Grapefruit Vinaigrette
  • 1½ teaspoons salt
  • 1 teaspoon freshly chopped thyme leaves
  • ½ cup extra virgin olive oil
  • ½ large ruby red grapefruit juiced, (or ¾ cup ruby red grapefruit juice)
  • ¼ teaspoon cracked black pepper
  • 3 tablespoons freshly chopped basil leaves
  • ½ pound French green beans
  • 2 cups water
  • 2 ounces farm goat cheese
  • 20 small pearl red onions
  • 6 medium golden beets


  1. Preheat the grill using Kingsford® charcoal.
  2. In a small bowl, whisk the grapefruit juice and olive oil together with the basil, thyme, salt and pepper until emulsified.
  3. Then, bring a 2-quart saucepan filled with 3 inches of cold water to a boil. Once the water is boiling, add the green beans to the pan and cook for 1 to 2 minutes, or until bright green. Drain the beans and place in a large bowl, filled with ice and water. Once cooled, remove the beans to a paper towel to drain.
  4. Place the onions in vegetable grill pan and grill over direct heat for 3 to 4 minutes.
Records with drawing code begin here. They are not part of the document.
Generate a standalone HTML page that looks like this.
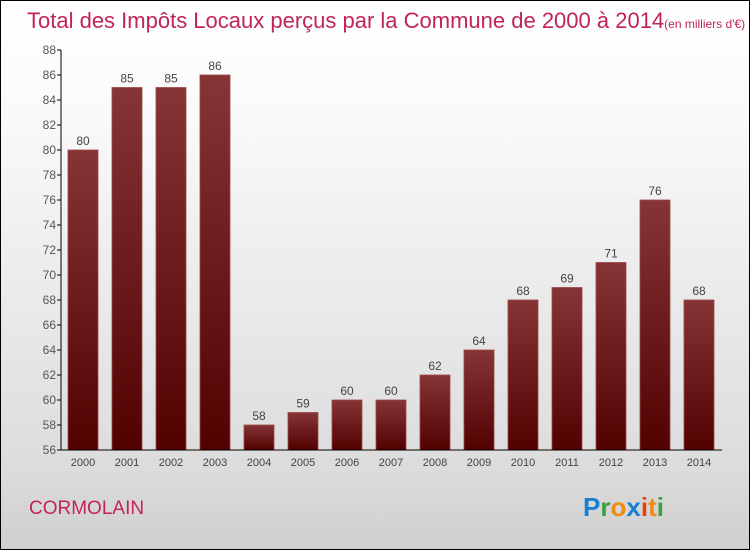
<!DOCTYPE html>
<html><head><meta charset="utf-8"><style>
body{margin:0;width:750px;height:550px;overflow:hidden;font-family:"Liberation Sans",sans-serif}
#wrap{position:relative;width:748px;height:548px;border:1px solid #000;background:linear-gradient(#fff,#fafafa 20%,#dcdcdc 85%,#cfcfcf)}
</style></head><body>
<div id="wrap">
<svg width="748" height="548" style="position:absolute;left:0;top:0" font-family="Liberation Sans, sans-serif">
<defs><linearGradient id="bg" x1="0" y1="0" x2="0" y2="1"><stop offset="0" stop-color="#863436"/><stop offset="1" stop-color="#520000"/></linearGradient></defs>
<text x="26" y="27" font-size="22" fill="#c0245a">Total des Impôts Locaux perçus par la Commune de 2000 à 2014<tspan font-size="12">(en milliers d'€)</tspan></text>
<g id="chart"></g>
<text x="28" y="513" font-size="19" fill="#c0245a">CORMOLAIN</text>
<text x="582" y="515" font-size="26" font-weight="bold"><tspan fill="#1a7fd0">P</tspan><tspan fill="#3aa23a">r</tspan><tspan fill="#f08a10">o</tspan><tspan fill="#1a7fd0">x</tspan><tspan fill="#e84010">i</tspan><tspan fill="#f08a10">t</tspan><tspan fill="#3aa23a">i</tspan></text>
</svg>
</div>
<script>
const categories=["2000","2001","2002","2003","2004","2005","2006","2007","2008","2009","2010","2011","2012","2013","2014"];
const values=[80,85,85,86,58,59,60,60,62,64,68,69,71,76,68];
const yTicks=[56,58,60,62,64,66,68,70,72,74,76,78,80,82,84,86,88];
const NS="http://www.w3.org/2000/svg";
const g=document.getElementById('chart');
const x0=60,x1=720,yTop=49,yBot=449,yMin=56,yMax=88;
const y=v=>yBot-(v-yMin)/(yMax-yMin)*(yBot-yTop);
const step=(x1-x0)/categories.length;
const xc=i=>x0+step*(i+0.5);
function mk(t,a){const e=document.createElementNS(NS,t);for(const k in a)e.setAttribute(k,a[k]);g.appendChild(e);return e;}
yTicks.forEach(v=>{
 const tl=mk('line',{x1:x0-4,x2:x0,y1:y(v),y2:y(v),stroke:'#000'});
 
 
 const t=mk('text',{x:x0-5,y:y(v)+4,'text-anchor':'end','font-size':12,fill:'#555'});
 t.textContent=v;
 
 
});
values.forEach((v,i)=>{
 const r=mk('rect',{x:xc(i)-15,y:y(v),width:30,height:yBot-y(v),fill:'url(#bg)',stroke:'#9a4848','stroke-width':0.8});
 
 
 const t=mk('text',{x:xc(i),y:y(v)-5,'text-anchor':'middle','font-size':12,fill:'#444'});
 t.textContent=v;
 
 
 const c=mk('text',{x:xc(i),y:yBot+16,'text-anchor':'middle','font-size':11,fill:'#444'});
 c.textContent=categories[i];
 
 
});
const ya=mk('line',{x1:x0,x2:x0,y1:yTop,y2:yBot,stroke:'#000'});


const xa=mk('line',{x1:x0,x2:x1+1,y1:yBot,y2:yBot,stroke:'#000'});


</script>
</body></html>
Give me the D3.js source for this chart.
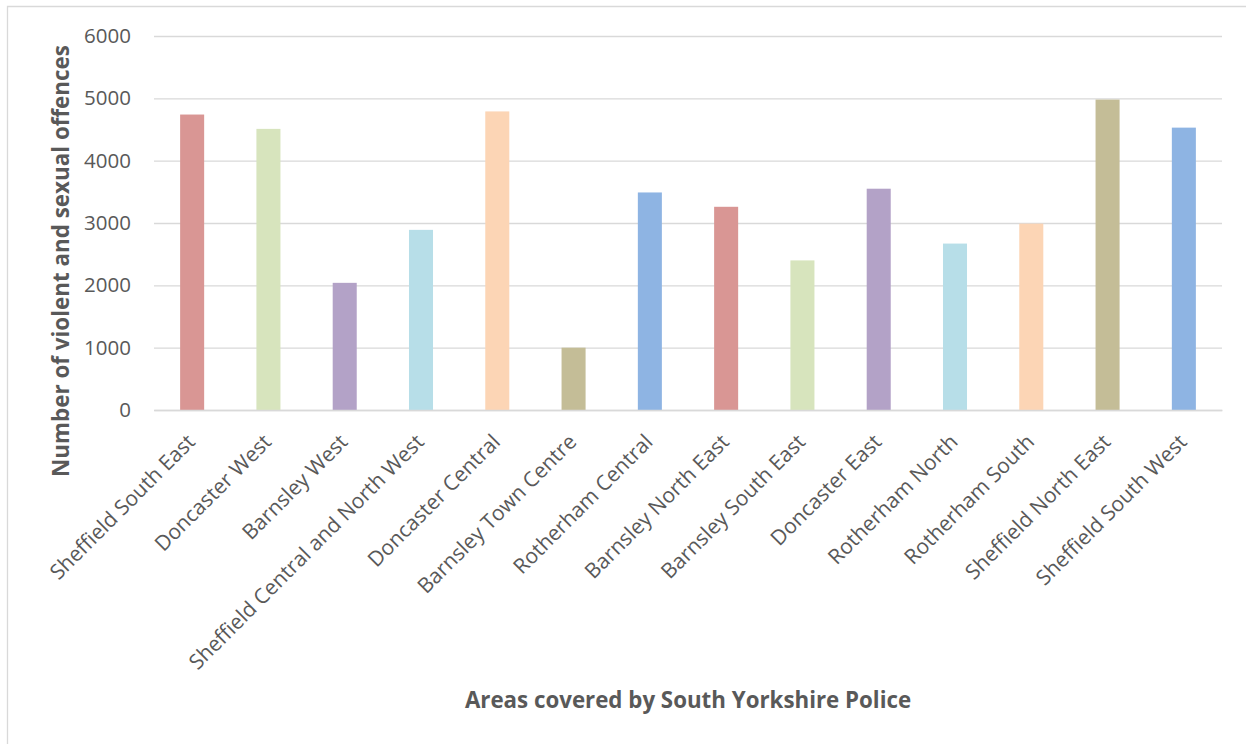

Remove from the grill and let cool.
  5. Grill the beets for about 5 to 7 minutes over medium heat, or until they have softened a bit and have grill marks. Then, remove the beets and place them into a large bowl. Once cool, cut the beets in half.
Grapefruit Vinaigrette
  1. Combine the beans, onions, beets and goat cheese in a large bowl, and toss with enough vinaigrette to lightly coat. Chill covered for 30 minutes or until ready to serve.